The few times before that I had seen the Choir boys they were in regimented rows, dressed all alike in their sailor suits, like well-drilled military units singing with clarity and precision.  Here, however, they were little boys, and some raced past us on their way to kick soccer balls on the playground, weaving through our group, as small boys will do, to get past us as we moved through the hallways.  I thought back to our own disorderly procession along the sidewalk earlier in the afternoon.  The dining hall, too, was noisy with children's voices, and their classroom desks and floors were cluttered with books, papers, cell phones, notebooks, backpacks, and shoes.  After a stroll through the residential rooms--all much like a college dormitory--we were led to the practice room, where one group was doing its final rehearsal before our afternoon concert.  Here the discipline returned, and our host asked that we be perfectly quiet as we watched.  The director first led the boys through a set of facial exercises in which they uniformly contorted their features as only children could do, looking like 20 chimpanzees yawning and smiling and baring their teeth in hopes of bananas, then through a vocal range, and then into musical passages, sometimes repeated, and then into entire songs.  After we were dismissed following the first several minutes of the practice, our guide led us to a hallway and thanked us for our visit.  Our group wandered out various exits with even less a sense of order than we had come in with.  The sun was still out, the wind had died down, and it felt warmer.

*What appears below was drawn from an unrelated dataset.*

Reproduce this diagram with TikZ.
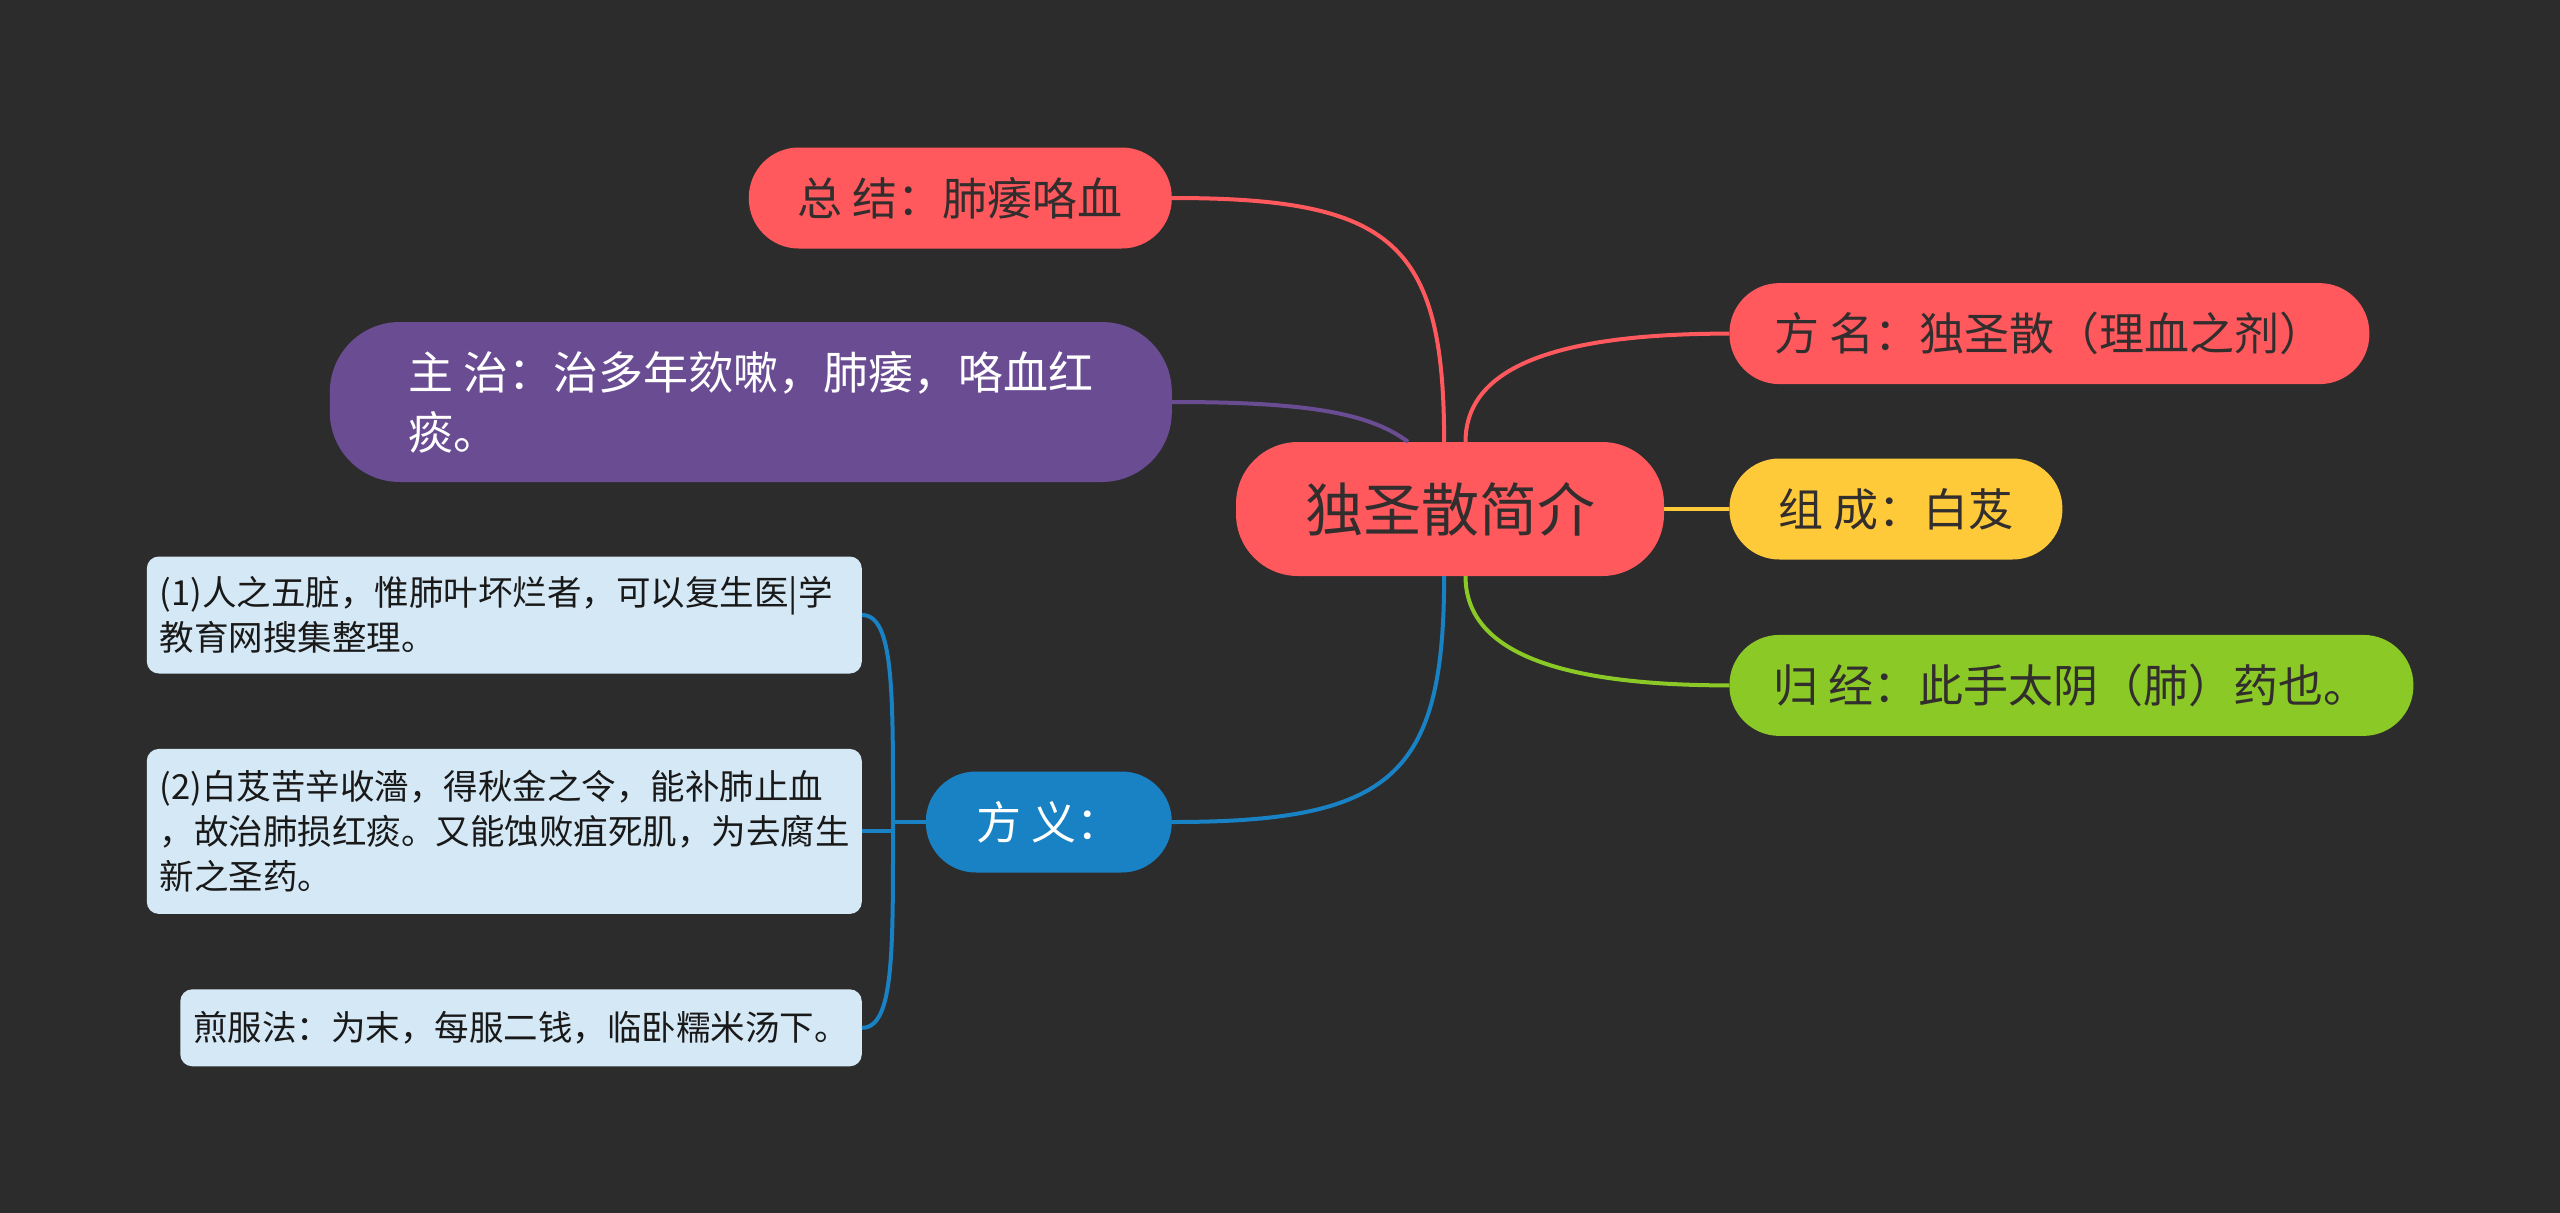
\documentclass[tikz,border=0pt]{standalone}
\usepackage{fontspec}
\setmainfont{Noto Sans CJK SC}
\usepackage{tikz}
\usetikzlibrary{positioning}

\definecolor{bgdark}{HTML}{2C2C2C}
\definecolor{mred}{HTML}{FF595E}
\definecolor{mpurple}{HTML}{6A4C93}
\definecolor{myellow}{HTML}{FFCA3A}
\definecolor{mgreen}{HTML}{8AC926}
\definecolor{mblue}{HTML}{1982C4}
\definecolor{leafblue}{HTML}{D5E8F5}
\definecolor{ink}{HTML}{332E2E}

\begin{document}
\begin{tikzpicture}[
  x=1pt, y=-1pt,
  topic/.style={rectangle, rounded corners=50pt, minimum height=101pt, inner xsep=0pt, align=center, text=ink, font=\fontsize{45}{60}\selectfont},
  leaf/.style={rectangle, rounded corners=12pt, fill=leafblue, inner xsep=13pt, align=left, text=black!90, font=\fontsize{34.5}{45}\selectfont},
  link/.style={line width=4pt}
]
  \useasboundingbox (0,0) rectangle (2560,1213);
  \fill[bgdark] (0,0) rectangle (2560,1213);

  \node (root) [topic, fill=mred, minimum width=428pt, minimum height=134pt, rounded corners=62pt, font=\fontsize{58}{70}\selectfont] at (1450,509) {独圣散简介};

  \node (summ) [topic, fill=mred, minimum width=423pt, anchor=east] at (1172,198) {总 结：肺痿咯血};
  \node (zhuzhi) [topic, fill=mpurple, minimum width=842pt, minimum height=160pt, rounded corners=70pt, align=left, text=white, anchor=east] at (1172,402) {主 治：治多年欬嗽，肺痿，咯血红\\痰。};
  \node (fangyi) [topic, fill=mblue, minimum width=246pt, text=white, anchor=east] at (1172,822) {方 义：};

  \node (zucheng) [topic, fill=myellow, minimum width=333pt, right=65pt of root] {组 成：白芨};
  \node (fangming) [topic, fill=mred, minimum width=640pt, above right=74pt and 0pt of zucheng.north west] {方 名：独圣散（理血之剂）};
  \node (guijing) [topic, fill=mgreen, minimum width=684pt, below right=75pt and 0pt of zucheng.south west] {归 经：此手太阴（肺）药也。};

  \node (yi1) [leaf, text width=689pt, minimum height=117pt, anchor=east] at (862,615) {(1)人之五脏，惟肺叶坏烂者，可以复生医|学\\教育网搜集整理。};
  \node (yi2) [leaf, text width=689pt, minimum height=165pt, below left=75pt and 0pt of yi1.south east] {(2)白芨苦辛收濇，得秋金之令，能补肺止血\\，故治肺损红痰。又能蚀败疽死肌，为去腐生\\新之圣药。};
  \node (jianfu) [leaf, minimum height=77pt, below left=75pt and 0pt of yi2.south east] {煎服法：为末，每服二钱，临卧糯米汤下。};

  \coordinate (brk) at (893,822);

  \draw [link, mred] (root.95) .. controls +(0,-200) and +(220,0) .. (summ.east);
  \draw [link, mpurple] (root.122) .. controls +(-40,-30) and +(130,0) .. (zhuzhi.east);
  \draw [link, mred] (root.77) .. controls +(0,-80) and +(-160,0) .. (fangming.west);
  \draw [link, myellow] (root.east) -- (zucheng.west);
  \draw [link, mgreen] (root.-77) .. controls +(0,80) and +(-160,0) .. (guijing.west);
  \draw [link, mblue] (root.-95) .. controls +(0,200) and +(220,0) .. (fangyi.east);

  \draw [link, mblue] (fangyi.west) -- (brk);
  \draw [link, mblue] (yi1.east) .. controls +(32,0) and +(0,-130) .. (brk) .. controls +(0,130) and +(32,0) .. (jianfu.east);
  \draw [link, mblue] (brk |- yi2.east) -- (yi2.east);
\end{tikzpicture}
\end{document}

Linda and I and a friend went from the Augarten to the sidewalk tables of the Schwarzenberg Cafe for a drink before heading to the nearby Musikverein, the hall where, less than an hour later, we would attend a concert by the Choir.  We watched the people going past in the afternoon sunshine, some strolling, some striding rapidly--and it was like watching time passing, each person a clock running at its own pace.  The first half of the performance was a mix of religious and folk music; the second, in which the Choir was joined by the Vienna Chamber Music Orchestra, was Haydn and Mozart and other timeless pieces.
  At the concert, the boys seemed more than a choir; they were children--the ones I'd seen hurrying through the hallways and laughing over their lunch trays.  And the voices were so very old, yet always the same age.

Filler

We were sad to see our final set of visitors to our place here in Wiener World depart on May 9.  I'm so glad I had the chance to get to know Katie and Mike better and to help show them some of our favorite spots--Mariazell, Rust with its storks, Kahlenberg, Schonbrunn with its gardens, the old city...and the 38 Tram, Nino's, Figls, Schwedenplatz beer and brats, the Grinzing kebap wagon....  And Jonathan...we miss his happy energy and his ready smile.